The RCMP provided funds for relatives of the victims around the world to fly to Vancouver for the verdict. Many assumed they would finally have some justice. Instead, they gasped and sobbed when Josephson found both men not guilty and said the Crown’s evidence had fallen “markedly short.” Both Malik and Bagri walked out of the courthouse with their families within an hour.
Aftermath
Devastated families of the victims renewed their calls for a public inquiry into the bombing. The federal government resisted at first but then appointed former Ontario premier Bob Rae to do a review and make recommendations on the scope of an inquiry.
On 23 June 2005, the 20th anniversary of the bombings, Liberal Prime Minister Paul Martin attended a memorial service in Ahakista, Ireland, with victims’ families. It was the first time a Canadian prime minister had visited the Irish memorial, which was built right after the bombing.
In November 2005, the Martin government agreed that Rae would hold a limited public inquiry. When the Conservatives under Prime Minister Stephen Harper won power in January 2006, they announced an expanded judicial inquiry headed by retired Supreme Court of Canada justice John Major.
Inquiry
Over 18 months, Major heard repeated stories of missed warnings about the bombing. There was a June 1985 Air India telex message that suggested planes could be targeted by "time delay devices." And Ontario Lieutenant-Governor James Bartleman testified that, as a senior intelligence official in the federal Department of External Affairs, he saw a security "intercept" with a specific warning of a threat against the airline on the weekend of the bombing.
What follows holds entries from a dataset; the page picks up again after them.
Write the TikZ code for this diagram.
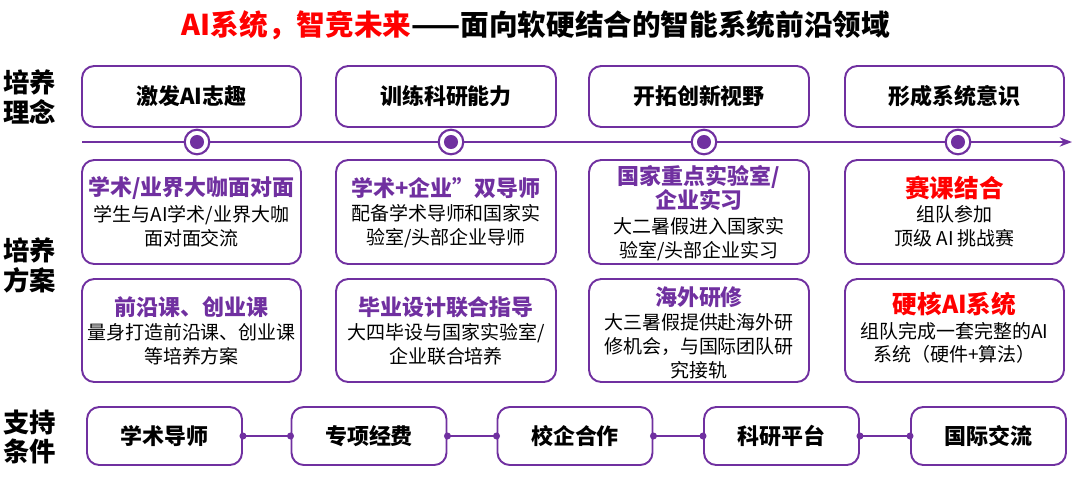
\documentclass[tikz,border=0pt]{standalone}
\usepackage{fontspec}
\setmainfont{Noto Sans CJK SC}
\usetikzlibrary{arrows.meta}
\definecolor{zipurple}{HTML}{7030A0}
\definecolor{zired}{HTML}{FF0000}
\tikzset{
  box/.style={draw=zipurple, line width=1.1pt, rounded corners=7pt, inner sep=0pt},
  side/.style={font=\fontsize{15}{17}\selectfont\bfseries, align=center},
  idea/.style={font=\fontsize{12.5}{14}\selectfont\bfseries},
  head/.style={font=\fontsize{12.5}{14}\selectfont\bfseries, text=zipurple, inner sep=0pt},
  body/.style={font=\fontsize{10.8}{13.6}\selectfont, align=center, inner sep=0pt},
  dot/.style={circle, fill=zipurple, inner sep=0pt, minimum size=4pt}
}
\begin{document}
\begin{tikzpicture}[x=0.02cm, y=-0.02cm]
\useasboundingbox (0,0) rectangle (1080,487);
% title
\node (title) at (536,25) {\fontsize{16.3}{18}\selectfont\bfseries\textcolor{zired}{AI系统，智竞未来}——面向软硬结合的智能系统前沿领域};

% side labels
\node[side] (s1) at (30,97) {培养\\理念};
\node[side] (s2) at (30,265) {培养\\方案};
\node[side] (s3) at (30,437) {支持\\条件};

% timeline
\coordinate (tl) at (82,142);
\coordinate (tr) at (1072,142);
\draw[zipurple, line width=1.1pt, -{Stealth[length=7pt]}] (tl) -- (tr);
\foreach \x in {197,451,704,958}{
  \node[circle, draw=zipurple, fill=white, line width=1.2pt, minimum size=14pt, inner sep=0pt] at (\x,142) {};
  \node[circle, fill=zipurple, minimum size=8pt, inner sep=0pt] at (\x,142) {};
}

% ideas
\draw[box] (82,66) rectangle (301,127);
\node[idea] (i1) at (191.5,96.5) {激发AI志趣};
\draw[box] (336,66) rectangle (556,127);
\node[idea] (i2) at (446,96.5) {训练科研能力};
\draw[box] (589,66) rectangle (809,127);
\node[idea] (i3) at (699,96.5) {开拓创新视野};
\draw[box] (845,66) rectangle (1064,127);
\node[idea] (i4) at (954.5,96.5) {形成系统意识};

% plans, upper row
\draw[box] (82,160) rectangle (301,264);
\node[head] (p1) at (191.5,188) {学术/业界大咖面对面};
\node[body, below=3pt] at (p1.south) {学生与AI学术/业界大咖\\面对面交流};
\draw[box] (336,160) rectangle (556,264);
\node[head] (p2) at (446,188) {学术+企业”双导师};
\node[body, below=3pt] at (p2.south) {配备学术导师和国家实\\验室/头部企业导师};
\draw[box] (589,160) rectangle (809,264);
\node[head, align=center, font=\fontsize{12.5}{14.2}\selectfont\bfseries] (p3) at (699,188) {国家重点实验室/\\企业实习};
\node[body, below=3pt] at (p3.south) {大二暑假进入国家实\\验室/头部企业实习};
\draw[box] (845,160) rectangle (1064,264);
\node[head, text=zired, font=\fontsize{14}{16}\selectfont\bfseries] (p4) at (954.5,188) {赛课结合};
\node[body, below=3pt] at (p4.south) {组队参加\\顶级 AI 挑战赛};

% plans, lower row
\draw[box] (82,279) rectangle (301,382);
\node[head] (q1) at (191.5,307) {前沿课、创业课};
\node[body, below=3pt] at (q1.south) {量身打造前沿课、创业课\\等培养方案};
\draw[box] (336,279) rectangle (556,382);
\node[head] (q2) at (446,307) {毕业设计联合指导};
\node[body, below=3pt] at (q2.south) {大四毕设与国家实验室/\\企业联合培养};
\draw[box] (589,279) rectangle (809,382);
\node[head] (q3) at (699,297) {海外研修};
\node[body, below=3pt] at (q3.south) {大三暑假提供赴海外研\\修机会，与国际团队研\\究接轨};
\draw[box] (845,279) rectangle (1064,382);
\node[head, text=zired, font=\fontsize{14}{16}\selectfont\bfseries] (q4) at (954.5,304) {硬核AI系统};
\node[body, below=3pt] at (q4.south) {组队完成一套完整的AI\\系统（硬件+算法）};

% support
\foreach \n/\x/\t in {c1/164.5/学术导师, c2/369/专项经费, c3/575/校企合作, c4/781.5/科研平台, c5/988.5/国际交流}{
  \node[box, idea, minimum height=58*0.02cm, minimum width=155*0.02cm] (\n) at (\x,436) {\t};
}
\foreach \a/\b in {c1/c2, c2/c3, c3/c4, c4/c5}{
  \draw[zipurple, line width=1pt] (\a.east) -- (\b.west);
  \node[dot] at (\a.east) {};
  \node[dot] at (\b.west) {};
}
\end{tikzpicture}
\end{document}
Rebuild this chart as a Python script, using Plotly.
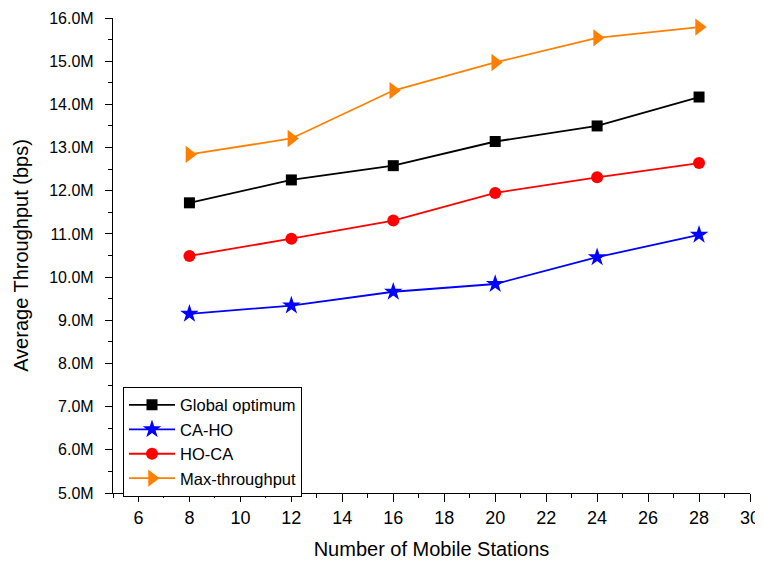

The inquiry also heard about tensions between the RCMP and CSIS, including petty rivalries, confusion about policies and general disarray in intelligence work leading up to the bombing.
Ujjal Dosanjh, by this time a Liberal member of Parliament, and Tara Hayer’s son, Dave, then member of the British Columbia legislature, testified about the climate of fear that existed in BC's Indo-Canadian community for two decades. Extremist threats, attacks and even the murder of Hayer's father have all gone unprosecuted, they said.
On 17 June 2010, Major released a 4,000-page, five-volume report making 64 recommendations. He chastised successive Canadian governments for treating the relatives of those who died in the nation's deadliest terrorist attack as "adversaries, as if they had somehow brought this calamity upon themselves." He said they deserved an apology and compensation – a recommendation Prime Minister Stephen Harper immediately accepted.
Major also criticized the RCMP, CSIS and other government agencies for ignoring repeated warnings and for failing to stop the deadly blasts. "A cascading series of errors contributed to the failure of our police and security forces to prevent this atrocity," he said. "The level of error, incompetence, and inattention which took place before the flight was sadly mirrored in many ways for many years, in how authorities, Governments, and institutions dealt with the aftermath of the murder of so many innocents: in the investigation, the legal proceedings, and in providing information, support and comfort to the families.”
Major called for the federal government's National Security Advisor to be given responsibility for preventing turf wars between agencies. He also called for a national director of terrorism prosecutions, a new coordinator of witness protection for terrorism cases, and sweeping changes to close the gaps in airport security.
Federal Apology
A week later, on the 25th anniversary of the bombing, Prime Minister Harper issued a formal apology for the errors that were made by government agencies both before and after the tragedy.
On Sept. 19, 2010, a jury convicted Inderjit Singh Reyat of perjury for lying at the Air India trial. When Justice Mark McEwan sentenced him to nine years, he said Reyat “behaved nothing like a remorseful man unwittingly implicated in mass murder. In the witness box, Mr. Reyat behaved like a man still committed to a cause which treated hundreds of men, women and children [as] expendable,” McEwan said.
Reyat was released to a halfway house in January 2016. A year later, the parole board said he could now move back home.